Re: Feeling like I have been stabbed in the heart all over again....

Alone, sometimes I think about finding a guy for a friend. If it would turn into something way later, it would. I am like you, scared to death of being hurt again. I don't feel strong love for him anymore. I hurt for the dream of my life and what it was to be with an intact family. But him looking for and leaving for another woman has removed the largest part of the love. I lived for this man. It was awful. My life revolved around him. He had no reason to look elsewhere, except the desire for something new and exciting. I also am afraid of being alone for the rest of my life. I am 54, so you factor in time to heal and I am not sure how that will work out. At least later on I would like to find someone as a friend. Just so I didn't feel so alone. I have 2 daughters who live here and a grand daughter and one on the way, so my family will keep me busy. But I agree with someday wanting a good guy. Someday. . .

Re: Feeling like I have been stabbed in the heart all over again....

At 53 I feel so torn. Of course, I need time to heal. I would never want to rush into anything. But I also cannot imagine ever being completely fullfilled and happy as a woman without someone to love and to get that love back from him. Of course , I have my children but we all know that is not at all the same kind of love. They have lives of their own, as it should be. I want someone to share MY life with. I can't help but feel that my time to find another love is limited. And who knows how many losers I will have to meet to find a good man, if I ever do. I can't halp but think that all the good men in my age range are staying with their loving lives, working things out if they have problems, at least admitting to being unhappy so that the marriage can be worked on. All the respectful, caring things that I did not get from my husband. I deserved a chance. That much I know.

Re: Feeling like I have been stabbed in the heart all over again....

Hi Alone - I know it will get better but, it is just such
a long journey. And I don't think I will ever be that same person I was before all of this and that's OK. My therapist tells she has already noticed a change in me since my first visit.

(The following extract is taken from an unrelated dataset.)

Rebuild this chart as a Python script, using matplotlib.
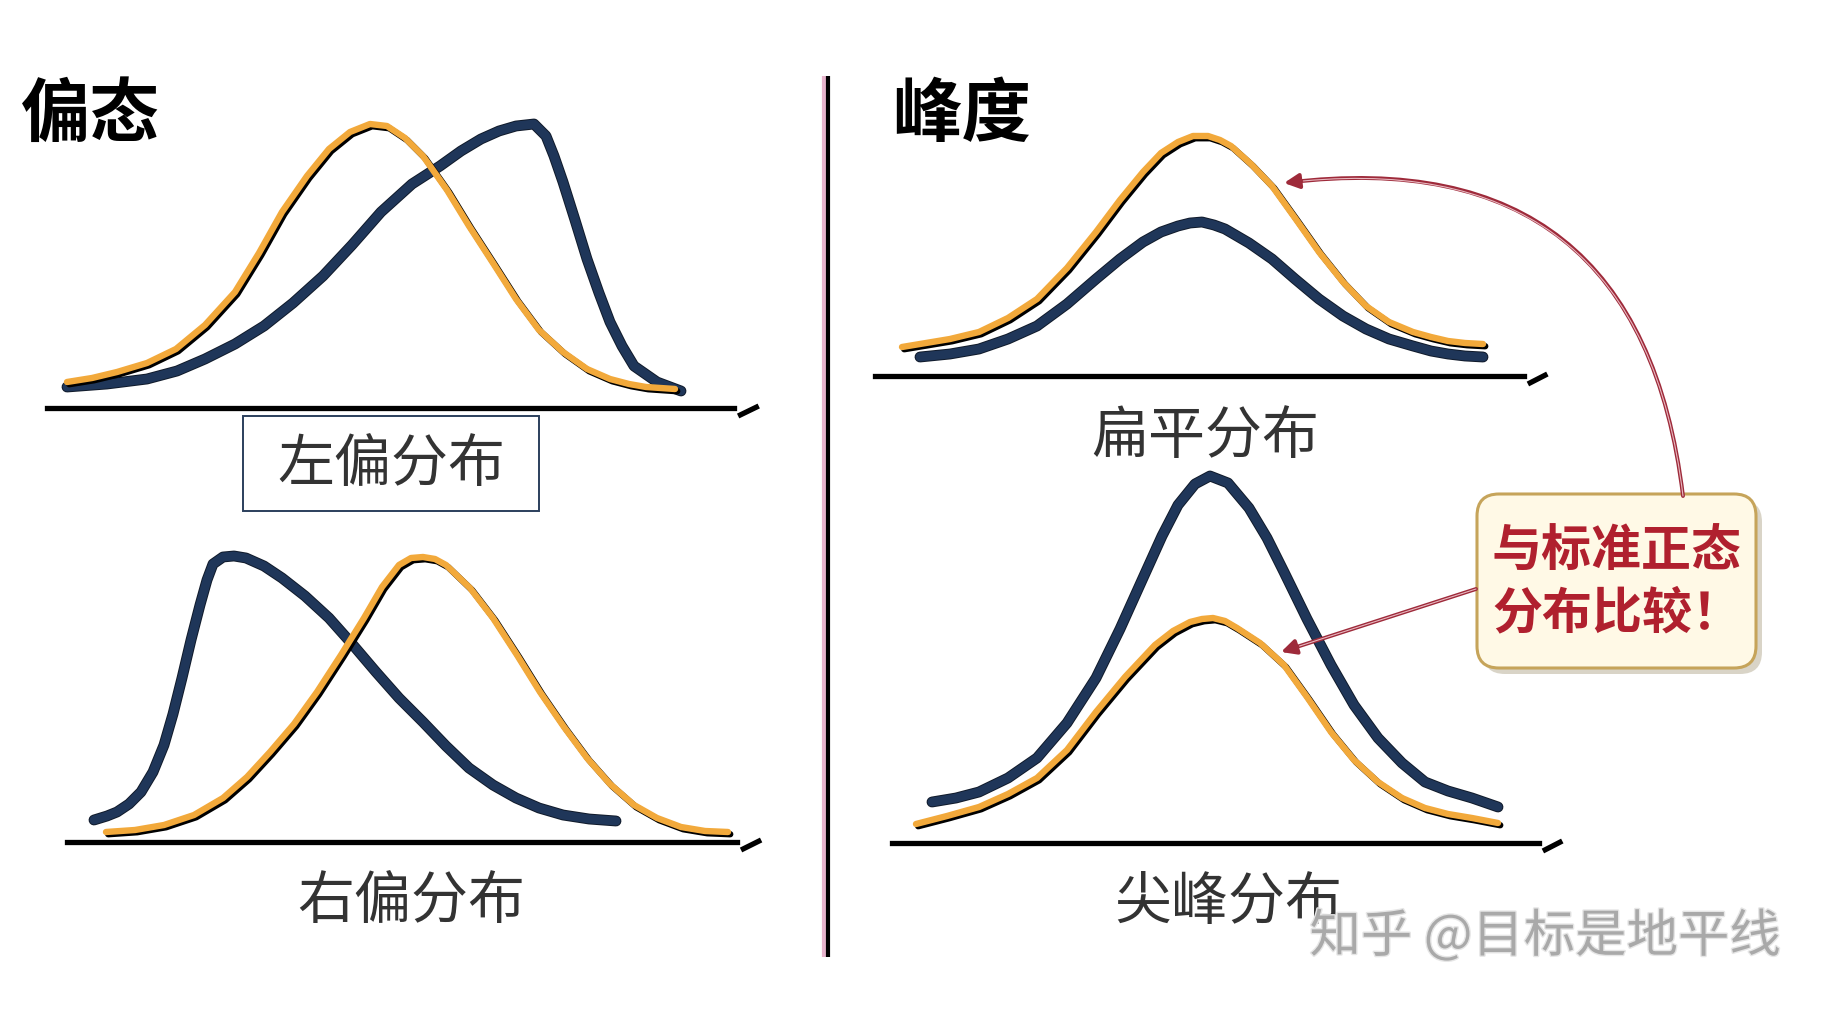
import matplotlib.pyplot as plt
import matplotlib.patheffects as pe
from matplotlib.patches import FancyBboxPatch

plt.rcParams['font.family'] = ['Noto Sans CJK SC', 'DejaVu Sans']

# 曲线数据 (从图上读取, 单位: 距坐标轴原点的像素)
# 左上: 左偏分布
tl_orange_x = [20, 45, 70, 100, 129, 158, 188, 212, 235, 260, 282, 303, 323, 340, 358, 376, 400, 422, 446, 469, 492, 516, 540, 563, 582, 599, 628]
tl_orange_y = [26, 30, 36, 45, 59, 83, 116, 155, 196, 232, 259, 276, 284, 282, 270, 252, 218, 182, 145, 109, 78, 56, 39, 29, 24, 21, 19]
tl_navy_x = [20, 60, 100, 130, 158, 188, 217, 246, 276, 305, 334, 365, 393, 414, 434, 452, 469, 487, 499, 507, 516, 528, 540, 552, 563, 575, 587, 610, 634]
tl_navy_y = [21, 24, 29, 37, 49, 64, 82, 105, 132, 163, 196, 224, 242, 257, 269, 277, 282, 284, 272, 252, 226, 188, 149, 115, 86, 62, 42, 26, 17]

# 左下: 右偏分布
bl_navy_x = [27, 40, 50, 62, 74, 86, 97, 106, 115, 124, 133, 140, 146, 156, 167, 179, 197, 215, 238, 262, 286, 309, 332, 356, 379, 402, 426, 449, 472, 496, 522, 549]
bl_navy_y = [22, 26, 30, 38, 50, 70, 97, 128, 164, 202, 237, 262, 278, 285, 286, 284, 276, 264, 246, 224, 197, 170, 144, 120, 96, 74, 57, 44, 34, 27, 23, 21]
bl_orange_x = [39, 68, 97, 127, 156, 180, 203, 227, 250, 274, 297, 315, 332, 344, 356, 368, 379, 403, 426, 450, 473, 497, 520, 543, 567, 590, 614, 638, 661]
bl_orange_y = [10, 12, 17, 27, 44, 65, 90, 118, 150, 187, 224, 255, 277, 284, 285, 283, 277, 254, 224, 187, 150, 115, 84, 58, 37, 24, 15, 11, 10]

# 右上: 扁平分布
tr_orange_x = [27, 45, 75, 104, 133, 162, 192, 221, 245, 268, 286, 303, 318, 333, 345, 356, 376, 397, 420, 444, 468, 491, 514, 538, 556, 573, 590, 608]
tr_orange_y = [29, 32, 37, 44, 58, 77, 108, 144, 176, 204, 223, 234, 240, 240, 236, 230, 212, 190, 158, 124, 94, 70, 54, 44, 39, 35, 33, 32]
tr_navy_x = [45, 75, 104, 133, 162, 192, 221, 245, 268, 286, 303, 315, 327, 339, 350, 374, 397, 420, 444, 468, 491, 514, 538, 556, 573, 590, 608]
tr_navy_y = [19, 22, 27, 37, 50, 72, 97, 117, 134, 144, 150, 153, 154, 151, 147, 133, 117, 97, 77, 60, 47, 37, 30, 25, 22, 20, 19]

# 右下: 尖峰分布
br_navy_x = [40, 64, 87, 116, 145, 175, 204, 228, 251, 270, 286, 303, 318, 336, 357, 375, 392, 415, 439, 462, 486, 510, 533, 556, 580, 606]
br_navy_y = [41, 45, 51, 65, 85, 120, 165, 214, 265, 307, 338, 359, 367, 360, 335, 305, 271, 224, 178, 138, 105, 80, 61, 52, 45, 36]
br_orange_x = [24, 55, 87, 116, 145, 175, 204, 233, 263, 281, 298, 310, 321, 333, 345, 368, 392, 415, 439, 462, 486, 510, 533, 556, 580, 606]
br_orange_y = [19, 27, 36, 49, 65, 93, 131, 166, 198, 212, 221, 224, 225, 222, 215, 200, 178, 146, 111, 83, 61, 45, 35, 29, 25, 20]

titles = ['偏态', '峰度']
labels = ['左偏分布', '右偏分布', '扁平分布', '尖峰分布']
callout = '与标准正态\n分布比较！'
watermark = '知乎 @目标是地平线'

W, H = 1840, 1012
ORANGE = '#F2A93B'
NAVY = '#1F3659'
RED = '#B0202E'

fig = plt.figure(figsize=(W / 100, H / 100), dpi=100)
fig.patch.set_facecolor('white')

# 覆盖层: 标题、文字、箭头、分隔线
ov = fig.add_axes([0, 0, 1, 1])
ov.set_xlim(0, W)
ov.set_ylim(H, 0)
ov.axis('off')
ov.set_zorder(5)
ov.patch.set_alpha(0)


def make_panel(x0, y0, length, stub):
    ax = fig.add_axes([x0 / W, 1 - y0 / H, length / W, 400 / H])
    ax.set_xlim(0, length)
    ax.set_ylim(0, 400)
    ax.patch.set_alpha(0)
    for s in ['top', 'right', 'left']:
        ax.spines[s].set_visible(False)
    ax.spines['bottom'].set_linewidth(3.8)
    ax.spines['bottom'].set_color('black')
    ax.set_xticks([])
    ax.set_yticks([])
    # 轴末端的小斜线
    ax.plot(stub[0], stub[1], transform=ax.transAxes, color='black', lw=3.8,
            solid_capstyle='butt', clip_on=False)
    return ax


def draw_orange(ax, x, y):
    ax.plot(x, y, color=ORANGE, lw=4.6, solid_capstyle='round', solid_joinstyle='round',
            clip_on=False, zorder=3,
            path_effects=[pe.SimpleLineShadow(offset=(1.6, -1.6), shadow_color='black', alpha=1.0),
                          pe.Normal()])


def draw_navy(ax, x, y):
    ax.plot(x, y, color=NAVY, lw=6.4, solid_capstyle='round', solid_joinstyle='round',
            clip_on=False, zorder=2,
            path_effects=[pe.Stroke(linewidth=7.8, foreground='#101a2a'), pe.Normal()])


stub_tl = ([1.006, 1.036], [-0.02, 0.005])
ax_tl = make_panel(47, 409, 687, stub_tl)
draw_orange(ax_tl, tl_orange_x, tl_orange_y)
draw_navy(ax_tl, tl_navy_x, tl_navy_y)

ax_bl = make_panel(67, 843, 670, stub_tl)
draw_navy(ax_bl, bl_navy_x, bl_navy_y)
draw_orange(ax_bl, bl_orange_x, bl_orange_y)

ax_tr = make_panel(875, 377, 649, stub_tl)
draw_navy(ax_tr, tr_navy_x, tr_navy_y)
draw_orange(ax_tr, tr_orange_x, tr_orange_y)

ax_br = make_panel(892, 844, 647, stub_tl)
draw_orange(ax_br, br_orange_x, br_orange_y)
draw_navy(ax_br, br_navy_x, br_navy_y)

# 标题
ov.text(21, 116, titles[0], fontsize=50, fontweight='bold', color='black', va='center', ha='left')
ov.text(892, 116, titles[1], fontsize=50, fontweight='bold', color='black', va='center', ha='left')

# 分布名称
lab_style = dict(fontsize=41, fontweight='light', color='#333333', ha='center', va='center')
ov.text(391, 465, labels[0], **lab_style)
ov.text(411, 902, labels[1], **lab_style)
ov.text(1205, 437, labels[2], **lab_style)
ov.text(1228, 903, labels[3], **lab_style)

# 左偏分布的方框
ov.add_patch(plt.Rectangle((243, 417), 296, 95, fill=False, edgecolor='#2b3f5c', lw=1.4))

# 中间分隔线
ov.plot([824, 824], [77, 958], color='#e7b3cc', lw=3, solid_capstyle='butt')
ov.plot([828, 828], [77, 958], color='black', lw=3, solid_capstyle='butt')

# 提示框
ov.add_patch(FancyBboxPatch((1483, 501), 279, 174, boxstyle='round,pad=0,rounding_size=22',
                            facecolor='#c9c2b0', edgecolor='none', alpha=0.7))
ov.add_patch(FancyBboxPatch((1477, 495), 279, 174, boxstyle='round,pad=0,rounding_size=22',
                            facecolor='#FFF9E6', edgecolor='#C6A45A', lw=2.2))
ov.text(1617, 583, callout, fontsize=36, fontweight='bold', color=RED,
        ha='center', va='center', linespacing=1.25)

# 箭头 (双线效果)
arrow_kw = dict(arrowstyle='-|>', color='#9E2A3A', lw=2.8, mutation_scale=22,
                shrinkA=0, shrinkB=0)
for rad, xy, xyt in [(0.5, (1284, 184), (1683, 497)), (0, (1281, 653), (1476, 590))]:
    a = ov.annotate('', xy=xy, xytext=xyt,
                    arrowprops=dict(connectionstyle='arc3,rad=%s' % rad, **arrow_kw))
    ov.annotate('', xy=xy, xytext=xyt,
                arrowprops=dict(arrowstyle='-', color='#e8b8c0', lw=0.8, shrinkA=0, shrinkB=14,
                                connectionstyle='arc3,rad=%s' % rad))

# 水印
ov.text(1545, 938, watermark, fontsize=37, color='#a9a9a9', ha='center', va='center',
        path_effects=[pe.withStroke(linewidth=2, foreground='#e6e6e6')])

fig.savefig('out.png', dpi=100, facecolor='white')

I agree with you about not wanting to be alone but, I can't imagine falling in love again. It is a double edge sword and a no win either way. But, who knows what the future holds for anyone one of us. None us imagined being in our current situation. So, I tell myself my new life will be adventure of the unknown.

Re: Feeling like I have been stabbed in the heart all over again....

Jo, I am so sorry for your pain. It is for all the good times, the birthdays, the holidays, that we ladies here on this board are grieving. I think it hurts more because our husbands do not seem to grieve or care about what was left behind or the years of memories. My H has a birthday two days after he is due back from his trip to see the OW. I find it odd that he did not take more time off so that he could stay longer to be with the her on his special day. I doubt he will want to share it with me or our son at this point. I have not bought him a present and doubt I will. I still love him, but I am done with giving him opportunities to hurt me, so I will not put myself out to give him a present just to be rejected.

Please know you are not alone. Big hugs to you!

Re: Feeling like I have been stabbed in the heart all over again....

Lonelyone, I'm proud of you. You have gained so much strength in the last few weeks. Hang in there. Hugs.